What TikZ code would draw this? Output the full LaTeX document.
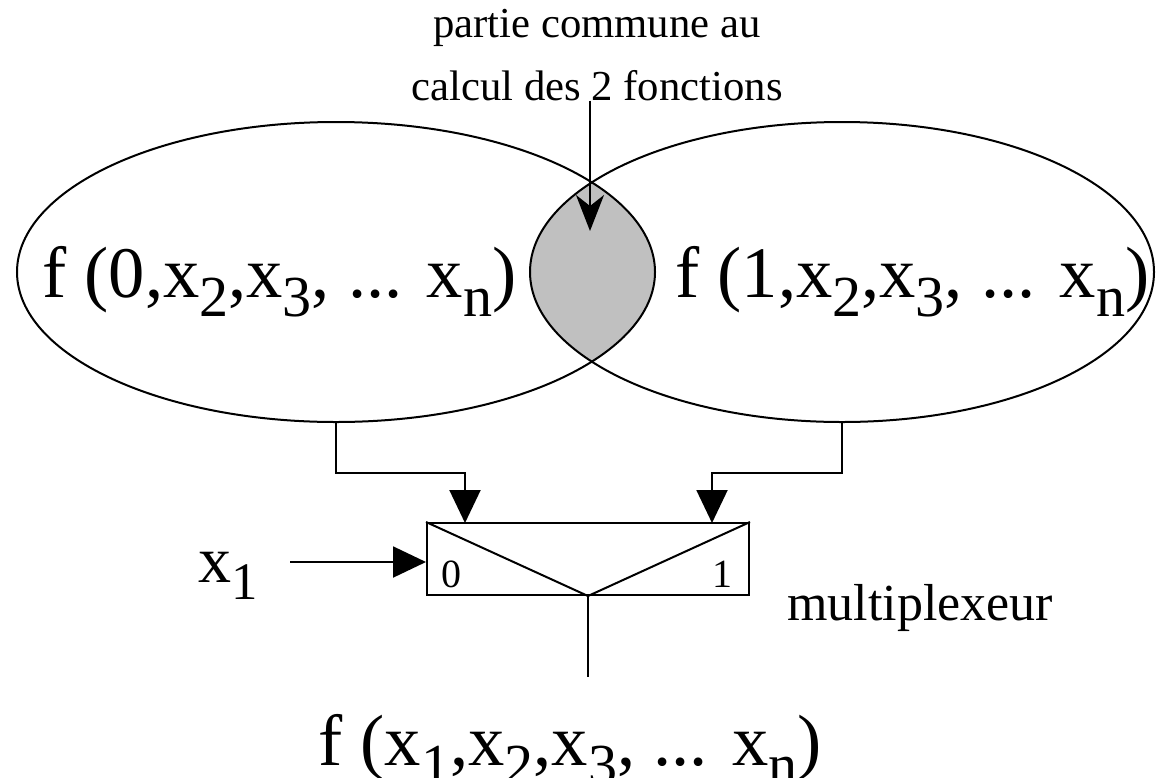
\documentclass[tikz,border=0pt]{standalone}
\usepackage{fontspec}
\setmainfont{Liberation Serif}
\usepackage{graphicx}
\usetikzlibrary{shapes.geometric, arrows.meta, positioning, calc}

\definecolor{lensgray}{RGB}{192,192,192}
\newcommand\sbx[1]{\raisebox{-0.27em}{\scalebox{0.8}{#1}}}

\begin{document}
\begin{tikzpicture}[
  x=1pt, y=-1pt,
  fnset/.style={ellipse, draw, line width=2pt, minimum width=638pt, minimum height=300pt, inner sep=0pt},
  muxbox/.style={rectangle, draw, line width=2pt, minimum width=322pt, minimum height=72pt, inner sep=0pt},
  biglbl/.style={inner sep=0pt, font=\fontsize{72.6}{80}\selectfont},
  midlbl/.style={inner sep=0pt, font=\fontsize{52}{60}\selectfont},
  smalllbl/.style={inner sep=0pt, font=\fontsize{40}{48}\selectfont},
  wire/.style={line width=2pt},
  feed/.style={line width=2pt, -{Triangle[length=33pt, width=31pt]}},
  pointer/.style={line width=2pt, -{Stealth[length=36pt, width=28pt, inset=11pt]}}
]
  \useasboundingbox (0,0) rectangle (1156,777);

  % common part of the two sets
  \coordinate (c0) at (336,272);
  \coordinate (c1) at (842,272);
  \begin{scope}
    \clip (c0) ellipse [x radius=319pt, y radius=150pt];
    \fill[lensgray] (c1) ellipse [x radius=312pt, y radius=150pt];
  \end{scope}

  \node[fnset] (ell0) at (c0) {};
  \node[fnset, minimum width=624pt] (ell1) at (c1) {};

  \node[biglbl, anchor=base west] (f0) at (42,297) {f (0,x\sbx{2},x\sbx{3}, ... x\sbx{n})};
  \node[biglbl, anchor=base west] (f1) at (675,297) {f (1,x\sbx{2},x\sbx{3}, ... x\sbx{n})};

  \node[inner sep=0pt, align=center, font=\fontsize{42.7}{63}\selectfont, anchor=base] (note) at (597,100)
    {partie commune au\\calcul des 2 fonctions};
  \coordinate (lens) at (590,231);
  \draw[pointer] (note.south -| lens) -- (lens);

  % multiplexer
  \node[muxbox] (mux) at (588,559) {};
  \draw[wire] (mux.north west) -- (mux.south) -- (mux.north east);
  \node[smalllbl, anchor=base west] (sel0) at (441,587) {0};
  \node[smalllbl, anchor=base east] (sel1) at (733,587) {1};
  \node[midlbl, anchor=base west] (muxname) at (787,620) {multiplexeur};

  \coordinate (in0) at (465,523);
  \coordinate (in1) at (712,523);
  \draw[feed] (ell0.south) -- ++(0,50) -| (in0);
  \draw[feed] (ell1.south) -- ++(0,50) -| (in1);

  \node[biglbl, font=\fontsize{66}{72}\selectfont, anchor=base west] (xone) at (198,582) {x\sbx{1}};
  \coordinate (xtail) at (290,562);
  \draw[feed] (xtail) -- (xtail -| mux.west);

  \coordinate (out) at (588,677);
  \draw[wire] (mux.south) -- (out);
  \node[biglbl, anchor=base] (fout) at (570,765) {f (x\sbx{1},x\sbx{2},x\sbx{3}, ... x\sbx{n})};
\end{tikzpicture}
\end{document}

● ● ● ●

Task description:
Omit the pictures, then quote the rest of the material above exactly.

Reply to the task:
What TikZ code would draw this? Output the full LaTeX document.
\documentclass[tikz,border=0pt]{standalone}
\usepackage{fontspec}
\setmainfont{Liberation Serif}
\usepackage{graphicx}
\usetikzlibrary{shapes.geometric, arrows.meta, positioning, calc}

\definecolor{lensgray}{RGB}{192,192,192}
\newcommand\sbx[1]{\raisebox{-0.27em}{\scalebox{0.8}{#1}}}

\begin{document}
\begin{tikzpicture}[
  x=1pt, y=-1pt,
  fnset/.style={ellipse, draw, line width=2pt, minimum width=638pt, minimum height=300pt, inner sep=0pt},
  muxbox/.style={rectangle, draw, line width=2pt, minimum width=322pt, minimum height=72pt, inner sep=0pt},
  biglbl/.style={inner sep=0pt, font=\fontsize{72.6}{80}\selectfont},
  midlbl/.style={inner sep=0pt, font=\fontsize{52}{60}\selectfont},
  smalllbl/.style={inner sep=0pt, font=\fontsize{40}{48}\selectfont},
  wire/.style={line width=2pt},
  feed/.style={line width=2pt, -{Triangle[length=33pt, width=31pt]}},
  pointer/.style={line width=2pt, -{Stealth[length=36pt, width=28pt, inset=11pt]}}
]
  \useasboundingbox (0,0) rectangle (1156,777);

  % common part of the two sets
  \coordinate (c0) at (336,272);
  \coordinate (c1) at (842,272);
  \begin{scope}
    \clip (c0) ellipse [x radius=319pt, y radius=150pt];
    \fill[lensgray] (c1) ellipse [x radius=312pt, y radius=150pt];
  \end{scope}

  \node[fnset] (ell0) at (c0) {};
  \node[fnset, minimum width=624pt] (ell1) at (c1) {};

  \node[biglbl, anchor=base west] (f0) at (42,297) {f (0,x\sbx{2},x\sbx{3}, ... x\sbx{n})};
  \node[biglbl, anchor=base west] (f1) at (675,297) {f (1,x\sbx{2},x\sbx{3}, ... x\sbx{n})};

  \node[inner sep=0pt, align=center, font=\fontsize{42.7}{63}\selectfont, anchor=base] (note) at (597,100)
    {partie commune au\\calcul des 2 fonctions};
  \coordinate (lens) at (590,231);
  \draw[pointer] (note.south -| lens) -- (lens);

  % multiplexer
  \node[muxbox] (mux) at (588,559) {};
  \draw[wire] (mux.north west) -- (mux.south) -- (mux.north east);
  \node[smalllbl, anchor=base west] (sel0) at (441,587) {0};
  \node[smalllbl, anchor=base east] (sel1) at (733,587) {1};
  \node[midlbl, anchor=base west] (muxname) at (787,620) {multiplexeur};

  \coordinate (in0) at (465,523);
  \coordinate (in1) at (712,523);
  \draw[feed] (ell0.south) -- ++(0,50) -| (in0);
  \draw[feed] (ell1.south) -- ++(0,50) -| (in1);

  \node[biglbl, font=\fontsize{66}{72}\selectfont, anchor=base west] (xone) at (198,582) {x\sbx{1}};
  \coordinate (xtail) at (290,562);
  \draw[feed] (xtail) -- (xtail -| mux.west);

  \coordinate (out) at (588,677);
  \draw[wire] (mux.south) -- (out);
  \node[biglbl, anchor=base] (fout) at (570,765) {f (x\sbx{1},x\sbx{2},x\sbx{3}, ... x\sbx{n})};
\end{tikzpicture}
\end{document}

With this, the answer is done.